Jack Tworkov (1900-1982)
Property from the Collection of Lee V. Eastman
Jack Tworkov (1900-1982)

Watergame

Details
Jack Tworkov (1900-1982)
Watergame
signed, titled and dated '"Watergame" Tworkov 55' (on the reverse)
oil on canvas
69 x 59 in. (175.3 x 149.8 cm.)
Painted in 1955.
Provenance
Stable Gallery, New York
Literature
B. Rose, American Art Since 1900, New York, 1967, p. 207.
Exhibited
New York, Stable Gallery, Tworkov: Exhibition of Paintings, April-May 1957, n.p. (illustrated).
Minneapolis, Walker Art Center, Paintings by Jack Tworkov, December 1957.
Basel, Kunsthalle; Milan, Galeria Civca d'Arte Moderne; Madrid, Museo Nacional de Arte Contemporaneo; Berlin, Hochschule fur Bildende Kunste; Amsterdam, Stedelijk Museum; Brussels, Palais des Beaux-Arts; Paris, Musée National d'Art Moderne and London, Tate Gallery, The New American Painting, (exhibition organized by The Museum of Modern Art, New York), April 1958-March 1959, no. 78 (illustrated).
New York, Whitney Museum of American Art; Washington D.C., Washington Gallery of Modern Art; Pasadena Art Museum; San Francisco Museum of Art; Austin, University of Texas, University Art Museum; Minneapolis, Walker Art Center; Waltham, Brandeis University, Poses Institute of Fine Arts, Jack Tworkov: Retrospective Exhibition, March 1964-April 1965, n.p., no. 28 (illustrated).
Sale room notice
Please note the additional Exhibition History:
New York, Whitney Museum of American Art; Washington D.C., Washington Gallery of Modern Art; Pasadena Art Museum; San Francisco Museum of Art; Austin, University of Texas, University Art Museum; Minneapolis, Walker Art Center; Waltham, Brandeis University, Poses Institute of Fine Arts, Jack Tworkov: Retrospective Exhibition, March 1964-April 1965, n.p., no. 28 (illustrated).

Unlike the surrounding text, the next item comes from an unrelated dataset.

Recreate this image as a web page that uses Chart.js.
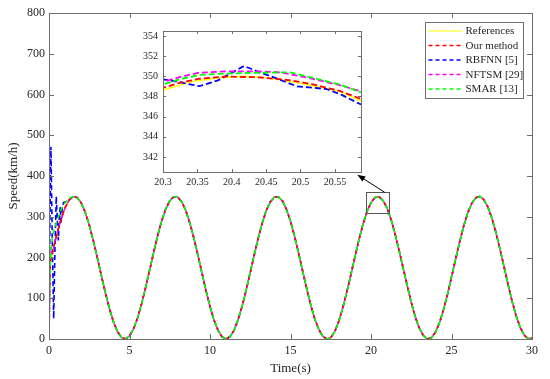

Please note the additional Literature:
B. Rose, American Art Since 1900, New York, 1967, p. 207.

Lot Essay

Watergame is a classic example of Jack Tworkov's strongest artistic sensibilities. Made with a dense accumulation of fiercely directional hash marks, Tworkov produces an optically charged surface operating not unlike the atmospheric haze most commonly associated with the late impressionist works of Claude Monet. However, what emerges from the shallow depths is not a recognized mimetic image but the ever changing gestalt of an abstracted reality.

In the mid to late 1950s Tworkov, like his friend and colleague Willem de Kooning, was actually "liquefying" cubism. Between the years 1954-1955 the two artists seem to be working in stride as both gave themselves over to a non-objective abstraction informed by their earlier obsessions with the figure, landscape and, uniquely with Tworkov, the traditional still life. While de Kooning was still working from the figure as a point of departure it seems that Tworkov had abandoned figuration all together for a process of accumulation that was graphically less organic in feel and perhaps more architectonic by design.

This was a time of great confidence and productivity in the life of this deliberate painter. Tworkov had finally loosened the shackles of fear and anxiety that had informed his earlier works that were formally steeped in the teachings of Cezanne, an early and persistent influence. Tworkov created an incredible body of work at this time before switching gears to a more minimal and geometric art in the mid 1960s. Although his later works are accomplished, it is during the period between 1955-1963 that Tworkov created some of his most celebrated paintings.